The gameplay is refreshingly different from all other shooters, it's far more dynamic and the weapons are more varied.
Refreshingly different in what way?
Also, how is it more dynamic when you don't have destroyable scenery, moving scenery (well, there's a lift in the second act). You can't jump on basically anything you see as there's invisible walls everywhere. You see enemies jump over tables to take cover but when you try to do it you can't. They basically deprecated jumping: it's used in a handful of places so you find a few hidden shotgun shells or a playing card.
Weapons are more varied? Punching, Pistol, Shotgun, Mechine gun, Sniper Rifle, Crossbow and RocketLauncher. Alternate ammo that basically mimics other weapons like grenade launchers. It's the same array of weapons we've had since DOOM (I'm fine with that btw, but I wouldn't call them more varied). Spider bots, turrets and RC cars are the only novelties and plenty of other games have had them (spider bots are lifted from DOOM 3 even). They're still nice to have but the game makes poor use of them. Of course you could be referring to the no-skill-instant-kill boomerang, which coupled with a laughingly small engineering price, health-regen and auto-revive means you only die out of sheer boredom.
But in case you get the wrong idea I actually liked Rage. On the dedicated thread I said it's a solid 8/10 game. But for me, Crysis 2 is the better game. If Rage didn't have invisible walls everywhere, if it had a proper ending, and a plot that made sense: resistance has this huge world-wide army of freedom fighters and yet, they've been waiting on one guy to go alone into a fortress and push a button? Sorry, two buttons. If it mattered (it doesn't) Raine isn't the only ark-survivor in the resistance! If Rage wasn't so easy that I beat the game first time on ultra-violence WITH a gamepad and found no challenge whatsoever. If the core gameplay mechanics (move, shoot, look) weren't the same as we had in DOOM 3 it would have beat Crysis 2, even with the low resolution textures and static environments.
Speaking of grahics:
Rage has preserved the artistic vision of the concept artist far better than any other game I've seen. Texture resolution is not artistic vision.

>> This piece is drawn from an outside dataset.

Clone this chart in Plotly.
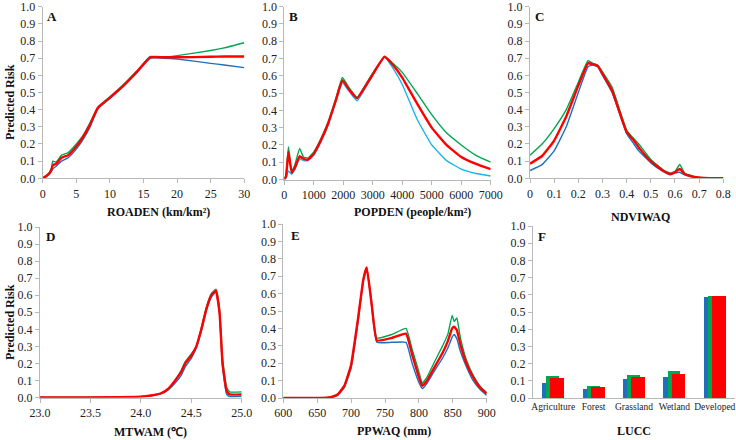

Not all concepts are drawings, a concept could be an animation of train derailing and plowing through station taking down pillars, vending machines while people run away. Another concept could be the sun setting on Raine as he drives through dead city. Rage can't pull any of that off convincingly because it abhors dynamic geometry/lights. Forget day/night cycles, Rage doesn't even have moving clouds. Remember Unreal 1's skies?
Didn't you notice right in the first level of the game you have to go into (Ghost Clan) how the light given off by the torches was static all the while the torch's fire was billowing and changing in intensity? Didn't that automatically cancel your suspension of disbelief? Weren't you otherwise bothered any time your car went through the shadow of a canyon wall and you saw your vehicle shadow flip around because it was now being projected from a different point in space?

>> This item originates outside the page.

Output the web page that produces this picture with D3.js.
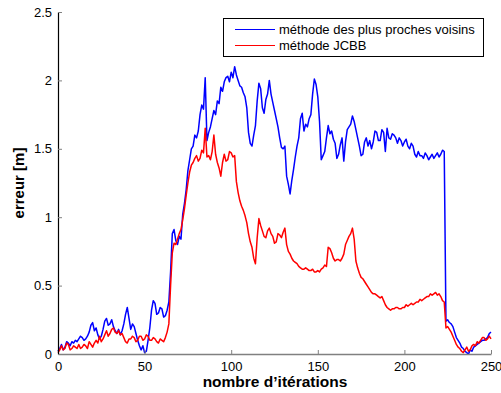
<!DOCTYPE html>
<html>
<head>
<meta charset="utf-8">
<script src="https://cdn.jsdelivr.net/npm/d3@7/dist/d3.min.js"></script>
<style>
  html, body { margin: 0; padding: 0; background: #fff; }
  svg { display: block; font-family: "Liberation Sans", Arial, sans-serif; }
</style>
</head>
<body>
<svg id="chart" width="501" height="393"></svg>
<script>
// Iteration index shared by both error series
const iterations = d3.range(0, 251);

// Localisation error with nearest-neighbour data association
const nearestNeighbour = [
  0.02, 0.04, 0.07, 0.03, 0.05, 0.09, 0.08, 0.06, 0.09, 0.08,
  0.10, 0.09, 0.11, 0.13, 0.12, 0.10, 0.11, 0.13, 0.16, 0.21,
  0.23, 0.17, 0.19, 0.14, 0.11, 0.13, 0.18, 0.24, 0.26, 0.21,
  0.22, 0.25, 0.20, 0.17, 0.15, 0.18, 0.14, 0.17, 0.22, 0.29,
  0.34, 0.26, 0.18, 0.22, 0.20, 0.15, 0.10, 0.06, 0.03, 0.06,
  0.01, 0.02, 0.10, 0.19, 0.32, 0.39, 0.37, 0.29, 0.30, 0.34,
  0.33, 0.27, 0.28, 0.32, 0.38, 0.60, 0.88, 0.91, 0.83, 0.80,
  0.86, 0.84, 1.02, 1.10, 1.20, 1.34, 1.42, 1.50, 1.52, 1.60,
  1.58, 1.63, 1.75, 1.82, 1.79, 2.02, 1.56, 1.62, 1.66, 1.72,
  1.78, 1.75, 1.85, 1.83, 1.95, 1.92, 1.99, 2.02, 2.03, 1.99,
  2.06, 2.02, 2.10, 2.04, 2.00, 1.96, 1.95, 1.91, 1.88, 1.80,
  1.62, 1.54, 1.52, 1.60, 1.67, 1.85, 1.98, 1.94, 1.80, 1.76,
  1.86, 1.90, 2.00, 1.90, 1.84, 1.78, 1.72, 1.66, 1.58, 1.51,
  1.50, 1.52, 1.30, 1.24, 1.17, 1.27, 1.35, 1.44, 1.52, 1.58,
  1.72, 1.76, 1.63, 1.68, 1.66, 1.72, 1.75, 1.90, 2.01, 1.97,
  1.88, 1.70, 1.42, 1.45, 1.48, 1.58, 1.67, 1.61, 1.63, 1.57,
  1.54, 1.43, 1.46, 1.53, 1.58, 1.41, 1.55, 1.64, 1.66, 1.68,
  1.74, 1.70, 1.64, 1.58, 1.52, 1.45, 1.46, 1.55, 1.58, 1.52,
  1.56, 1.50, 1.55, 1.63, 1.62, 1.56, 1.56, 1.64, 1.62, 1.48,
  1.65, 1.58, 1.57, 1.61, 1.60, 1.58, 1.54, 1.58, 1.56, 1.52,
  1.55, 1.57, 1.52, 1.50, 1.54, 1.52, 1.46, 1.44, 1.48, 1.45,
  1.45, 1.43, 1.47, 1.45, 1.42, 1.44, 1.46, 1.43, 1.45, 1.47,
  1.44, 1.46, 1.49, 1.48, 0.24, 0.25, 0.23, 0.22, 0.20, 0.16,
  0.12, 0.10, 0.08, 0.05, 0.04, 0.02, 0.01, 0.00, 0.03, 0.02,
  0.05, 0.06, 0.07, 0.08, 0.09, 0.10, 0.10, 0.11, 0.12, 0.15,
  0.16
];

// Localisation error with JCBB data association
const jcbb = [
  0.01, 0.03, 0.06, 0.03, 0.04, 0.08, 0.07, 0.03, 0.04, 0.06,
  0.05, 0.04, 0.07, 0.04, 0.05, 0.07, 0.06, 0.04, 0.09, 0.07,
  0.05, 0.08, 0.10, 0.08, 0.13, 0.09, 0.11, 0.14, 0.17, 0.13,
  0.15, 0.18, 0.19, 0.16, 0.15, 0.17, 0.14, 0.15, 0.12, 0.09,
  0.08, 0.11, 0.11, 0.13, 0.12, 0.09, 0.10, 0.13, 0.13, 0.10,
  0.11, 0.14, 0.13, 0.10, 0.10, 0.12, 0.11, 0.09, 0.08, 0.11,
  0.10, 0.09, 0.12, 0.16, 0.22, 0.50, 0.74, 0.81, 0.80, 0.84,
  0.88, 0.91, 0.98, 1.06, 1.16, 1.25, 1.33, 1.38, 1.40, 1.43,
  1.45, 1.41, 1.43, 1.49, 1.47, 1.65, 1.44, 1.45, 1.42, 1.48,
  1.60, 1.46, 1.40, 1.36, 1.30, 1.40, 1.46, 1.41, 1.42, 1.48,
  1.47, 1.44, 1.45, 1.26, 1.18, 1.12, 1.08, 1.05, 1.01, 0.96,
  0.88, 0.82, 0.78, 0.70, 0.66, 0.85, 0.99, 0.94, 0.90, 0.86,
  0.85, 0.90, 0.92, 0.88, 0.86, 0.81, 0.82, 0.88, 0.87, 0.85,
  0.89, 0.92, 0.80, 0.75, 0.73, 0.70, 0.68, 0.67, 0.66, 0.64,
  0.63, 0.62, 0.62, 0.63, 0.62, 0.61, 0.61, 0.62, 0.60, 0.60,
  0.61, 0.60, 0.62, 0.63, 0.65, 0.64, 0.78, 0.77, 0.74, 0.70,
  0.68, 0.69, 0.69, 0.68, 0.70, 0.73, 0.80, 0.83, 0.86, 0.88,
  0.92, 0.84, 0.68, 0.63, 0.59, 0.56, 0.55, 0.53, 0.51, 0.49,
  0.47, 0.45, 0.44, 0.44, 0.43, 0.42, 0.41, 0.42, 0.39, 0.36,
  0.34, 0.33, 0.32, 0.33, 0.33, 0.34, 0.34, 0.33, 0.33, 0.34,
  0.34, 0.36, 0.35, 0.36, 0.37, 0.36, 0.37, 0.38, 0.38, 0.40,
  0.39, 0.40, 0.41, 0.42, 0.42, 0.44, 0.43, 0.44, 0.45, 0.43,
  0.44, 0.42, 0.39, 0.38, 0.19, 0.20, 0.18, 0.16, 0.13, 0.10,
  0.07, 0.05, 0.04, 0.02, 0.01, 0.03, 0.05, 0.02, 0.03, 0.06,
  0.07, 0.06, 0.09, 0.08, 0.10, 0.12, 0.12, 0.10, 0.11, 0.13,
  0.11
];

const xTicks = [0, 50, 100, 150, 200, 250];
const yTicks = [0, 0.5, 1, 1.5, 2, 2.5];
const seriesNames = ["méthode des plus proches voisins", "méthode JCBB"];
const seriesColors = ["#0000ff", "#ff0000"];

const svg = d3.select("#chart");
const plotLeft = 58, plotRight = 491, plotTop = 12, plotBottom = 354;

const x = d3.scaleLinear().domain([0, 250]).range([plotLeft, plotRight]);
const y = d3.scaleLinear().domain([0, 2.5]).range([plotBottom, plotTop]);

// Curves
const line = d3.line()
  .x((d, i) => x(iterations[i]))
  .y(d => y(d));

[nearestNeighbour, jcbb].forEach((vals, k) => {
  svg.append("path")
    .datum(vals)
    .attr("fill", "none")
    .attr("stroke", seriesColors[k])
    .attr("stroke-width", 1.5)
    .attr("stroke-linejoin", "round")
    .attr("d", line);
});

// Bottom axis (grey, ticks pointing inward)
const xAxis = svg.append("g")
  .attr("transform", `translate(0,${plotBottom})`)
  .call(d3.axisBottom(x).tickValues(xTicks).tickSizeInner(-4).tickSizeOuter(0).tickPadding(8)
    .tickFormat(d3.format("d")));
xAxis.select(".domain").attr("stroke", "#808080").attr("stroke-width", 1.5);
xAxis.selectAll(".tick line").attr("stroke", "#808080");
xAxis.selectAll("text").attr("font-size", 13).attr("fill", "#000")
  .attr("font-family", "Liberation Sans, Arial, sans-serif");

// Left axis (black line, grey inward ticks)
const yAxis = svg.append("g")
  .attr("transform", `translate(${plotLeft},0)`)
  .call(d3.axisLeft(y).tickValues(yTicks).tickSizeInner(-4).tickSizeOuter(0).tickPadding(6)
    .tickFormat(d => d3.format("")(d)));
yAxis.select(".domain").attr("stroke", "#000").attr("stroke-width", 1.2);
yAxis.selectAll(".tick line").attr("stroke", "#808080");
yAxis.selectAll("text").attr("font-size", 13).attr("fill", "#000")
  .attr("font-family", "Liberation Sans, Arial, sans-serif");

// Axis titles
svg.append("text")
  .attr("x", 275)
  .attr("y", 387)
  .attr("text-anchor", "middle")
  .attr("font-size", 15.5)
  .attr("font-weight", "bold")
  .text("nombre d’itérations");

svg.append("text")
  .attr("transform", `translate(24,183) rotate(-90)`)
  .attr("text-anchor", "middle")
  .attr("font-size", 15)
  .attr("font-weight", "bold")
  .text("erreur [m]");

// Legend
const legend = svg.append("g");
legend.append("rect")
  .attr("x", 223.5).attr("y", 18.5)
  .attr("width", 260).attr("height", 38)
  .attr("fill", "#fff").attr("stroke", "#000").attr("stroke-width", 1);

seriesNames.forEach((name, i) => {
  const ly = 29.5 + i * 16;
  legend.append("line")
    .attr("x1", 235).attr("x2", 275)
    .attr("y1", ly).attr("y2", ly)
    .attr("stroke", seriesColors[i]).attr("stroke-width", 1.2);
  legend.append("text")
    .attr("x", 279).attr("y", ly + 4.5)
    .attr("font-size", 13)
    .text(name);
});
</script>
</body>
</html>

It's funny because in DOOM 3, screenshots didn't do the game justice as the game was only truly experienced while playing (or in videos). Because that's the only way you could appreciate the dynamic lights and shadows, the bumpmapping and specular highlights, the multitude of dynamic geometry that permeated the levels. While moving, the harshness of the shadow volumes and the low-polycount of the models almost faded away. Rage is the complete opposite. It looks great in screenshots but doesn't hold up, at all, while moving.
So, if Carmack thinks he should dedicate his time to VR goggles it's perfectly fine by me. Honest! I want my holodeck too. I didn't even know latency was so high on HMDs so I'm happy that Carmack is helping get that down. I'd only be worried if Tim, Tiago, Sebbi, Repii, and others graphics programmers/engineers/directors that are pushing the envelope decided to drop what they are doing.